“one would much rather that twenty guilty persons should escape the punishment of death, than that one innocent person should be condemned and suffer capitally.”
-Sir John Fortescue, 1470

In a withering critique, a nationally known fire scientist has told a state commission on forensics that Texas fire investigators had no basis to rule a deadly house fire was an arson — a finding that led to the murder conviction and execution of Cameron Todd Willingham.The finding comes in the first state-sanctioned review of an execution in Texas, home to the country’s busiest death chamber. If the commission reaches the same conclusion, it could lead to the first-ever declaration by an official state body that an inmate was wrongly executed.
Indeed, the report concludes there was no evidence to determine that the December 1991 fire was even set, and it leaves open the possibility the blaze that killed three children was an accident and there was no crime at all — the same findings found in a Chicago Tribune investigation of the case published in December 2004.
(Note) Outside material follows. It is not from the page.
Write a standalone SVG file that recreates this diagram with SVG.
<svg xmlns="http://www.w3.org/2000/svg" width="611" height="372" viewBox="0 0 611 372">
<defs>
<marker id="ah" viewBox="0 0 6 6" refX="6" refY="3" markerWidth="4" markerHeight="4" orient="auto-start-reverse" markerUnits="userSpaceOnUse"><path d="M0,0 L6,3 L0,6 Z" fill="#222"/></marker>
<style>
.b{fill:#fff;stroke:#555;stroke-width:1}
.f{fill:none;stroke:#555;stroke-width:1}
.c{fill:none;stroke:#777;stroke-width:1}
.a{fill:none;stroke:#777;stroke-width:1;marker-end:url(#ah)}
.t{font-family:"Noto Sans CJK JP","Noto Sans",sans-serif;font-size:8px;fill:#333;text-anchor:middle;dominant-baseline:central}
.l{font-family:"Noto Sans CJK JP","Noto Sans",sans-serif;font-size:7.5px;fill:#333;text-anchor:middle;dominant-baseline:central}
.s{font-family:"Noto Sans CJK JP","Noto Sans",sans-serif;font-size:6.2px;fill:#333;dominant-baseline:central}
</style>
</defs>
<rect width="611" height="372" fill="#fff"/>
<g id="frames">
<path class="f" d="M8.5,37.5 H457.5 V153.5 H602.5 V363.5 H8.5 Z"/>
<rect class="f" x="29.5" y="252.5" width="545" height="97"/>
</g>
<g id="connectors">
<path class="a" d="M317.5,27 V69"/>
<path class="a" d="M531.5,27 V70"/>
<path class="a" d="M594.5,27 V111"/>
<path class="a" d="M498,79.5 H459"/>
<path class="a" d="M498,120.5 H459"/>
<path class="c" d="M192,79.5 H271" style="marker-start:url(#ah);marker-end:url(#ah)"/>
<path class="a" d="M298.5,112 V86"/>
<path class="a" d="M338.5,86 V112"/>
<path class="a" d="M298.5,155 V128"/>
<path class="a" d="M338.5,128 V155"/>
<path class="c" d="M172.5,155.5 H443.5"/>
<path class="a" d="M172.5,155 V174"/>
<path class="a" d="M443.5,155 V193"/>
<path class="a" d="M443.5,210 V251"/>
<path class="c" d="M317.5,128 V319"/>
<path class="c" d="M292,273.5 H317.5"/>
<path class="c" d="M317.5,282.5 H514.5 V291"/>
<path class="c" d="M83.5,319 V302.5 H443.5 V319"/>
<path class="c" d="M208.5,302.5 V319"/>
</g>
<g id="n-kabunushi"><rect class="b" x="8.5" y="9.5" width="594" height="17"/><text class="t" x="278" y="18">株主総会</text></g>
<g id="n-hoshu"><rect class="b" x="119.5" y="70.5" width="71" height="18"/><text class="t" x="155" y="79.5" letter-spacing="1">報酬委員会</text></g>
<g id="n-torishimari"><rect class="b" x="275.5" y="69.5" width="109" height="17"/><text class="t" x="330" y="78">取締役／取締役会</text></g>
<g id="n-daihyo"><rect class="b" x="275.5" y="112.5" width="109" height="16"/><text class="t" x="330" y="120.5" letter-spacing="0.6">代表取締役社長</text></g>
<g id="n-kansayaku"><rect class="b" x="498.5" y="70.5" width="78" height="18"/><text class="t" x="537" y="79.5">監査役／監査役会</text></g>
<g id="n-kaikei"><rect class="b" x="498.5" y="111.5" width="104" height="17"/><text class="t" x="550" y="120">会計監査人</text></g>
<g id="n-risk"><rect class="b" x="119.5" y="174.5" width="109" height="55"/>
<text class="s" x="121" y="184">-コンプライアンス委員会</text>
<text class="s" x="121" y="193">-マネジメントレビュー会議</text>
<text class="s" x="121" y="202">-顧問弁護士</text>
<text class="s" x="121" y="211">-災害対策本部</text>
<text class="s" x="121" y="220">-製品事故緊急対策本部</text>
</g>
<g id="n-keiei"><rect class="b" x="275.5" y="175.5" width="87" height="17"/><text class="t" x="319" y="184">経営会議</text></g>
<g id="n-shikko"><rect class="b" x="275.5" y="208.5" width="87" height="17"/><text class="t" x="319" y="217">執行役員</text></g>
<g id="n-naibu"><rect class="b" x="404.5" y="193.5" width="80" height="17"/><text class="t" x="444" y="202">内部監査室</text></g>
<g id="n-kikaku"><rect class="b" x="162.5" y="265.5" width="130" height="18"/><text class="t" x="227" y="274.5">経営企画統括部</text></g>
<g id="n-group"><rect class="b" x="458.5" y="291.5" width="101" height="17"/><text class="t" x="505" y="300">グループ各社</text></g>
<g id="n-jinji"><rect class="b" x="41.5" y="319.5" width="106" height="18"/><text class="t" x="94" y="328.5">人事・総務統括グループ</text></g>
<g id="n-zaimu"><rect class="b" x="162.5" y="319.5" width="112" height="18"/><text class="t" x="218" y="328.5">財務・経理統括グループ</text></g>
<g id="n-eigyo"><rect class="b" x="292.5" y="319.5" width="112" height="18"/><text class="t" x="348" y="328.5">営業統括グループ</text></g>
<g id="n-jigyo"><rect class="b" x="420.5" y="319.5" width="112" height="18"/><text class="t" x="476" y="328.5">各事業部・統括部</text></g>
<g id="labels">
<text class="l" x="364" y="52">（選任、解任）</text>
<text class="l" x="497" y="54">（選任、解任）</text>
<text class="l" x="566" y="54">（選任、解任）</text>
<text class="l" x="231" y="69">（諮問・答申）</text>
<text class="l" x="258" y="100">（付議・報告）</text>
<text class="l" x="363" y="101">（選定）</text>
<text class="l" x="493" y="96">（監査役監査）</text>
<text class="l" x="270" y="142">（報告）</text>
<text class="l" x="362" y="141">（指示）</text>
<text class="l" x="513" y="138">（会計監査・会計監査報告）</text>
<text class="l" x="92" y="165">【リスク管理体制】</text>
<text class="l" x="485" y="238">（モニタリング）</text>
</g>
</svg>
Willingham, the father of those children, was executed in February 2004. He protested his innocence to the end.
The Tribune obtained a copy of the review by Craig Beyler, of Hughes Associates Inc., which was conducted for the Texas Forensic Science Commission, created to investigate allegations of forensic error and misconduct. The re-examination of the Willingham case comes as many forensic disciplines face scrutiny for playing a role in wrongful convictions that have been exposed by DNA and other scientific advances.
Among Beyler’s key findings: that investigators failed to examine all of the electrical outlets and appliances in the Willinghams’ house in the small Texas town of Corsicana, did not consider other potential causes for the fire, came to conclusions that contradicted witnesses at the scene, and wrongly concluded Willingham’s injuries could not have been caused as he said they were.
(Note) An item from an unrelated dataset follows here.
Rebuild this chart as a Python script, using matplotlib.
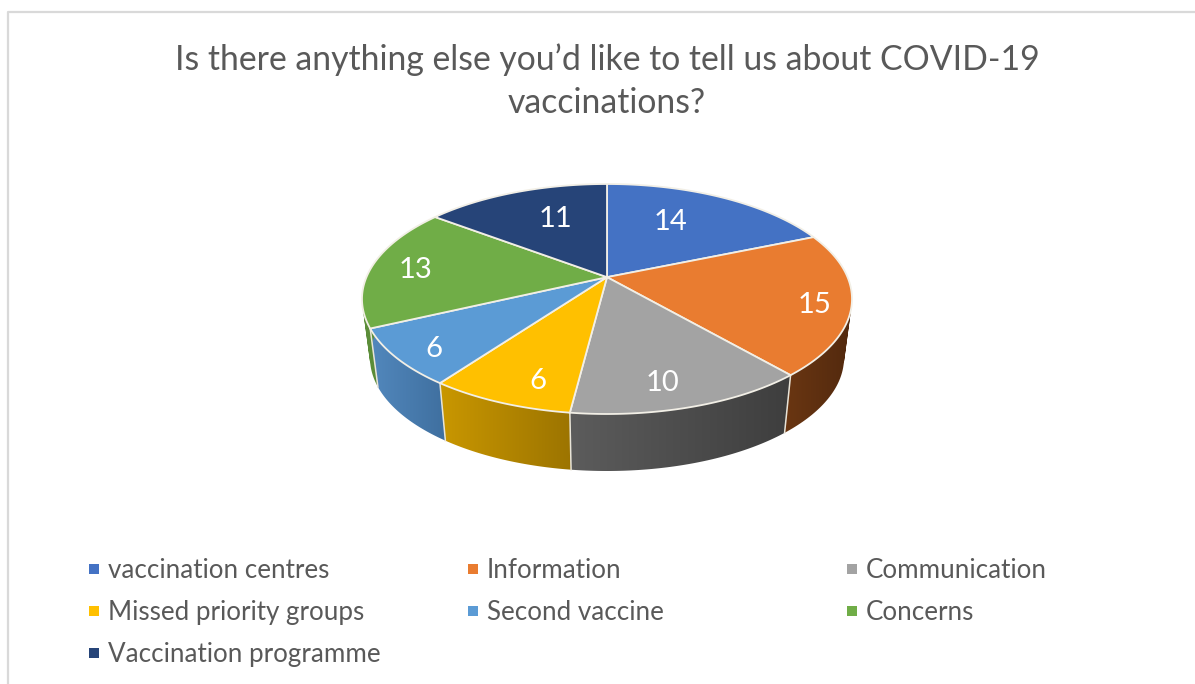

The state fire marshal on the case, Beyler concluded in his report, had “limited understanding” of fire science. The fire marshal “seems to be wholly without any realistic understanding of fires and how fire injuries are created,” he wrote.
The marshal’s findings, he added, “are nothing more than a collection of personal beliefs that have nothing to do with science-based fire investigation.”
Over the past five years, the Willingham case has been reviewed by nine of the nation’s top fire scientists — first for the Tribune, then for the Innocence Project, and now for the commission. All concluded that the original investigators relied on outdated theories and folklore to justify the determination of arson.
The only other evidence of significance against Willingham was another inmate who testified that Willingham had confessed to him. Jailhouse snitches are viewed with skepticism in the justice system, so much so that some jurisdictions have restrictions against their use.
So here we have a man who is likely innocent of the crime he was convicted of. I guess we could always just get the decision reversed on appeal and let him go free… Oh wait… We can’t… Because he was executed. There is no appealing death.
This story hit a nerve with me because it comes very close to the release of the piece of garbage that bombed Lockerbie 103 and the visceral reaction his release brought out in people. There were many who used his release as pro-forma evidence of a need for a death penalty for people of his ilk. After all, only guilty people get the death penalty, and he should be dead!
The problem, of course, comes in cases like Cameron Todd Willingham’s, when the case proceeds along without any indication it’s shaky, or even outwardly wrong. Instead, it’s all finished and at that point, he gets sentenced to death, and is killed. Everyone is made whole. Let’s all go home.
Except now we have a dead innocent man.
Although Fortescue’s principle isn’t acknowledged as being his (William Blackstone gets that credit, although Fortescue and others adopted it much earlier than the 1760 date attributed him), he’s correct. The finality of death combined with the imperfection of human judgment, to me, is enough of a reason that the death penalty should be abolished.